*Instructions for the task*
Pictures in the data below are not part of the copy; transcribe everything else exactly.

*Source excerpt*
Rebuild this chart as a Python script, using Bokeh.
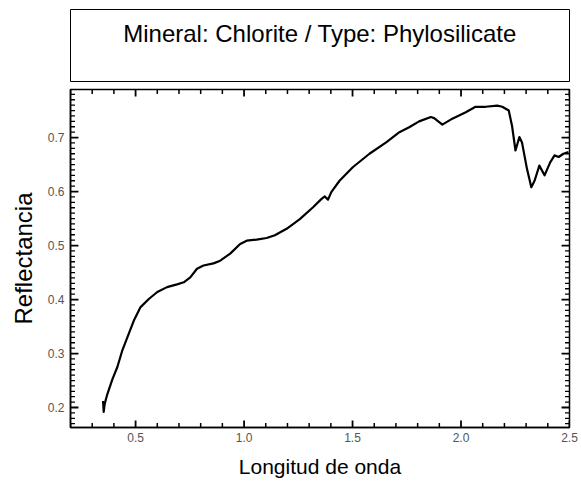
import numpy as np
from bokeh.plotting import figure
from bokeh.layouts import column
from bokeh.models import LinearAxis, SingleIntervalTicker, Range1d, ColumnDataSource, PrintfTickFormatter
from bokeh.core.properties import value
from bokeh.embed import file_html
from bokeh.resources import INLINE

title_text = ["Mineral: Chlorite / Type: Phylosilicate"]
x_label = "Longitud de onda"
y_label = "Reflectancia"

wavelength = [0.350, 0.353, 0.357, 0.363, 0.370, 0.393, 0.416, 0.439, 0.462, 0.492,
              0.523, 0.561, 0.600, 0.645, 0.691, 0.722, 0.752, 0.783, 0.813, 0.859,
              0.890, 0.936, 0.982, 1.012, 1.058, 1.104, 1.142, 1.196, 1.257, 1.318,
              1.356, 1.372, 1.387, 1.402, 1.440, 1.501, 1.578, 1.655, 1.716, 1.761,
              1.807, 1.861, 1.876, 1.914, 1.960, 2.022, 2.067, 2.113, 2.167, 2.190,
              2.220, 2.235, 2.251, 2.269, 2.281, 2.304, 2.324, 2.339, 2.361, 2.385,
              2.411, 2.431, 2.450, 2.472, 2.495]
reflectance = [0.212, 0.192, 0.205, 0.215, 0.225, 0.252, 0.275, 0.306, 0.330, 0.361,
               0.386, 0.401, 0.414, 0.423, 0.428, 0.432, 0.441, 0.457, 0.463, 0.467,
               0.472, 0.485, 0.503, 0.509, 0.511, 0.514, 0.519, 0.531, 0.549, 0.571,
               0.586, 0.591, 0.585, 0.599, 0.620, 0.645, 0.670, 0.691, 0.710, 0.719,
               0.730, 0.738, 0.736, 0.724, 0.735, 0.747, 0.757, 0.757, 0.759, 0.757,
               0.750, 0.722, 0.676, 0.701, 0.691, 0.642, 0.608, 0.620, 0.648, 0.630,
               0.654, 0.667, 0.664, 0.670, 0.673]

X_START, X_END = 0.2, 2.5
Y_START, Y_END = 0.163, 0.789
X_MAJOR, X_MINOR = 0.5, 0.1
Y_MAJOR, Y_MINOR = 0.1, 0.01

FONT = "Liberation Sans"
W = 578
FRAME_W, FRAME_H = 501, 338

# Title box
t = figure(width=W, height=84, output_backend="svg", toolbar_location=None,
           x_range=Range1d(0, 1), y_range=Range1d(0, 1),
           x_axis_location=None, y_axis_location=None,
           min_border_left=67, min_border_right=9, min_border_top=9, min_border_bottom=3)
t.grid.visible = False
t.outline_line_color = "black"
t.outline_line_width = 1
t.text(x=[0.5], y=[0.667], text=title_text, text_font=value(FONT), text_font_size="24px",
       text_align="center", text_baseline="middle", text_color="black")

# Main plot
p = figure(width=W, height=396, output_backend="svg", toolbar_location=None,
           x_range=Range1d(X_START, X_END), y_range=Range1d(Y_START, Y_END),
           x_axis_location=None, y_axis_location=None,
           min_border_left=70, min_border_right=4, min_border_top=5, min_border_bottom=50)
p.grid.visible = False
p.outline_line_color = "black"
p.outline_line_width = 1.5

src = ColumnDataSource(dict(x=wavelength, y=reflectance))
p.line("x", "y", source=src, line_color="black", line_width=2.2, line_join="round")

# inward tick marks on all four edges, from the tick intervals
x_all = np.round(np.arange(np.ceil(X_START / X_MINOR) * X_MINOR, X_END + 1e-9, X_MINOR), 3)
x_maj = np.array([v for v in x_all if abs(v / X_MAJOR - round(v / X_MAJOR)) < 1e-6])
x_min = np.array([v for v in x_all if abs(v / X_MAJOR - round(v / X_MAJOR)) >= 1e-6])
y_all = np.round(np.arange(np.ceil(Y_START / Y_MINOR) * Y_MINOR, Y_END + 1e-9, Y_MINOR), 3)
y_maj = np.array([v for v in y_all if abs(v / Y_MAJOR - round(v / Y_MAJOR)) < 1e-6])
y_min = np.array([v for v in y_all if abs(v / Y_MAJOR - round(v / Y_MAJOR)) >= 1e-6])

# tick lengths (pixels) converted to data units
ppx = (X_END - X_START) / FRAME_W
ppy = (Y_END - Y_START) / FRAME_H
MAJ, MIN = 7, 4.5

def vticks(xs, y0, sign, n):
    return dict(x0=xs, x1=xs, y0=np.full(len(xs), y0), y1=np.full(len(xs), y0 + sign * n * ppy))

def hticks(ys, x0, sign, n):
    return dict(x0=np.full(len(ys), x0), x1=np.full(len(ys), x0 + sign * n * ppx), y0=ys, y1=ys)

for d, lw in [(vticks(x_maj, Y_START, 1, MAJ), 1.8), (vticks(x_min, Y_START, 1, MIN), 1.5),
              (vticks(x_maj, Y_END, -1, MAJ), 1.8), (vticks(x_min, Y_END, -1, MIN), 1.5),
              (hticks(y_maj, X_START, 1, MAJ + 1), 1.8), (hticks(y_min, X_START, 1, MIN), 1.3),
              (hticks(y_maj, X_END, -1, MAJ + 1), 1.8), (hticks(y_min, X_END, -1, MIN), 1.3)]:
    p.segment(x0="x0", y0="y0", x1="x1", y1="y1", source=ColumnDataSource(d),
              line_color="black", line_width=lw)

common = dict(axis_line_color="black", axis_line_width=1.5,
              major_tick_in=0, major_tick_out=0, minor_tick_in=0, minor_tick_out=0,
              major_label_text_font=FONT, major_label_text_font_size="12px",
              major_label_text_color="#555555",
              axis_label_text_font=FONT, axis_label_text_font_style="normal",
              axis_label_text_color="black")

bottom = LinearAxis(ticker=SingleIntervalTicker(interval=X_MAJOR, num_minor_ticks=5),
                    formatter=PrintfTickFormatter(format="%.1f"),
                    axis_label=x_label, axis_label_text_font_size="21px",
                    major_label_standoff=5, axis_label_standoff=10, **common)
left = LinearAxis(ticker=SingleIntervalTicker(interval=Y_MAJOR, num_minor_ticks=10),
                  formatter=PrintfTickFormatter(format="%.1f"),
                  axis_label=y_label, axis_label_text_font_size="24px",
                  major_label_standoff=6, axis_label_standoff=8, **common)
p.add_layout(bottom, "below")
p.add_layout(left, "left")

layout = column(t, p, spacing=0)
open("out.html", "w").write(file_html(layout, INLINE))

*Solved problem*
Rebuild this chart as a Python script, using Bokeh.
import numpy as np
from bokeh.plotting import figure
from bokeh.layouts import column
from bokeh.models import LinearAxis, SingleIntervalTicker, Range1d, ColumnDataSource, PrintfTickFormatter
from bokeh.core.properties import value
from bokeh.embed import file_html
from bokeh.resources import INLINE

title_text = ["Mineral: Chlorite / Type: Phylosilicate"]
x_label = "Longitud de onda"
y_label = "Reflectancia"

wavelength = [0.350, 0.353, 0.357, 0.363, 0.370, 0.393, 0.416, 0.439, 0.462, 0.492,
              0.523, 0.561, 0.600, 0.645, 0.691, 0.722, 0.752, 0.783, 0.813, 0.859,
              0.890, 0.936, 0.982, 1.012, 1.058, 1.104, 1.142, 1.196, 1.257, 1.318,
              1.356, 1.372, 1.387, 1.402, 1.440, 1.501, 1.578, 1.655, 1.716, 1.761,
              1.807, 1.861, 1.876, 1.914, 1.960, 2.022, 2.067, 2.113, 2.167, 2.190,
              2.220, 2.235, 2.251, 2.269, 2.281, 2.304, 2.324, 2.339, 2.361, 2.385,
              2.411, 2.431, 2.450, 2.472, 2.495]
reflectance = [0.212, 0.192, 0.205, 0.215, 0.225, 0.252, 0.275, 0.306, 0.330, 0.361,
               0.386, 0.401, 0.414, 0.423, 0.428, 0.432, 0.441, 0.457, 0.463, 0.467,
               0.472, 0.485, 0.503, 0.509, 0.511, 0.514, 0.519, 0.531, 0.549, 0.571,
               0.586, 0.591, 0.585, 0.599, 0.620, 0.645, 0.670, 0.691, 0.710, 0.719,
               0.730, 0.738, 0.736, 0.724, 0.735, 0.747, 0.757, 0.757, 0.759, 0.757,
               0.750, 0.722, 0.676, 0.701, 0.691, 0.642, 0.608, 0.620, 0.648, 0.630,
               0.654, 0.667, 0.664, 0.670, 0.673]

X_START, X_END = 0.2, 2.5
Y_START, Y_END = 0.163, 0.789
X_MAJOR, X_MINOR = 0.5, 0.1
Y_MAJOR, Y_MINOR = 0.1, 0.01

FONT = "Liberation Sans"
W = 578
FRAME_W, FRAME_H = 501, 338

# Title box
t = figure(width=W, height=84, output_backend="svg", toolbar_location=None,
           x_range=Range1d(0, 1), y_range=Range1d(0, 1),
           x_axis_location=None, y_axis_location=None,
           min_border_left=67, min_border_right=9, min_border_top=9, min_border_bottom=3)
t.grid.visible = False
t.outline_line_color = "black"
t.outline_line_width = 1
t.text(x=[0.5], y=[0.667], text=title_text, text_font=value(FONT), text_font_size="24px",
       text_align="center", text_baseline="middle", text_color="black")

# Main plot
p = figure(width=W, height=396, output_backend="svg", toolbar_location=None,
           x_range=Range1d(X_START, X_END), y_range=Range1d(Y_START, Y_END),
           x_axis_location=None, y_axis_location=None,
           min_border_left=70, min_border_right=4, min_border_top=5, min_border_bottom=50)
p.grid.visible = False
p.outline_line_color = "black"
p.outline_line_width = 1.5

src = ColumnDataSource(dict(x=wavelength, y=reflectance))
p.line("x", "y", source=src, line_color="black", line_width=2.2, line_join="round")

# inward tick marks on all four edges, from the tick intervals
x_all = np.round(np.arange(np.ceil(X_START / X_MINOR) * X_MINOR, X_END + 1e-9, X_MINOR), 3)
x_maj = np.array([v for v in x_all if abs(v / X_MAJOR - round(v / X_MAJOR)) < 1e-6])
x_min = np.array([v for v in x_all if abs(v / X_MAJOR - round(v / X_MAJOR)) >= 1e-6])
y_all = np.round(np.arange(np.ceil(Y_START / Y_MINOR) * Y_MINOR, Y_END + 1e-9, Y_MINOR), 3)
y_maj = np.array([v for v in y_all if abs(v / Y_MAJOR - round(v / Y_MAJOR)) < 1e-6])
y_min = np.array([v for v in y_all if abs(v / Y_MAJOR - round(v / Y_MAJOR)) >= 1e-6])

# tick lengths (pixels) converted to data units
ppx = (X_END - X_START) / FRAME_W
ppy = (Y_END - Y_START) / FRAME_H
MAJ, MIN = 7, 4.5

def vticks(xs, y0, sign, n):
    return dict(x0=xs, x1=xs, y0=np.full(len(xs), y0), y1=np.full(len(xs), y0 + sign * n * ppy))

def hticks(ys, x0, sign, n):
    return dict(x0=np.full(len(ys), x0), x1=np.full(len(ys), x0 + sign * n * ppx), y0=ys, y1=ys)

for d, lw in [(vticks(x_maj, Y_START, 1, MAJ), 1.8), (vticks(x_min, Y_START, 1, MIN), 1.5),
              (vticks(x_maj, Y_END, -1, MAJ), 1.8), (vticks(x_min, Y_END, -1, MIN), 1.5),
              (hticks(y_maj, X_START, 1, MAJ + 1), 1.8), (hticks(y_min, X_START, 1, MIN), 1.3),
              (hticks(y_maj, X_END, -1, MAJ + 1), 1.8), (hticks(y_min, X_END, -1, MIN), 1.3)]:
    p.segment(x0="x0", y0="y0", x1="x1", y1="y1", source=ColumnDataSource(d),
              line_color="black", line_width=lw)

common = dict(axis_line_color="black", axis_line_width=1.5,
              major_tick_in=0, major_tick_out=0, minor_tick_in=0, minor_tick_out=0,
              major_label_text_font=FONT, major_label_text_font_size="12px",
              major_label_text_color="#555555",
              axis_label_text_font=FONT, axis_label_text_font_style="normal",
              axis_label_text_color="black")

bottom = LinearAxis(ticker=SingleIntervalTicker(interval=X_MAJOR, num_minor_ticks=5),
                    formatter=PrintfTickFormatter(format="%.1f"),
                    axis_label=x_label, axis_label_text_font_size="21px",
                    major_label_standoff=5, axis_label_standoff=10, **common)
left = LinearAxis(ticker=SingleIntervalTicker(interval=Y_MAJOR, num_minor_ticks=10),
                  formatter=PrintfTickFormatter(format="%.1f"),
                  axis_label=y_label, axis_label_text_font_size="24px",
                  major_label_standoff=6, axis_label_standoff=8, **common)
p.add_layout(bottom, "below")
p.add_layout(left, "left")

layout = column(t, p, spacing=0)
open("out.html", "w").write(file_html(layout, INLINE))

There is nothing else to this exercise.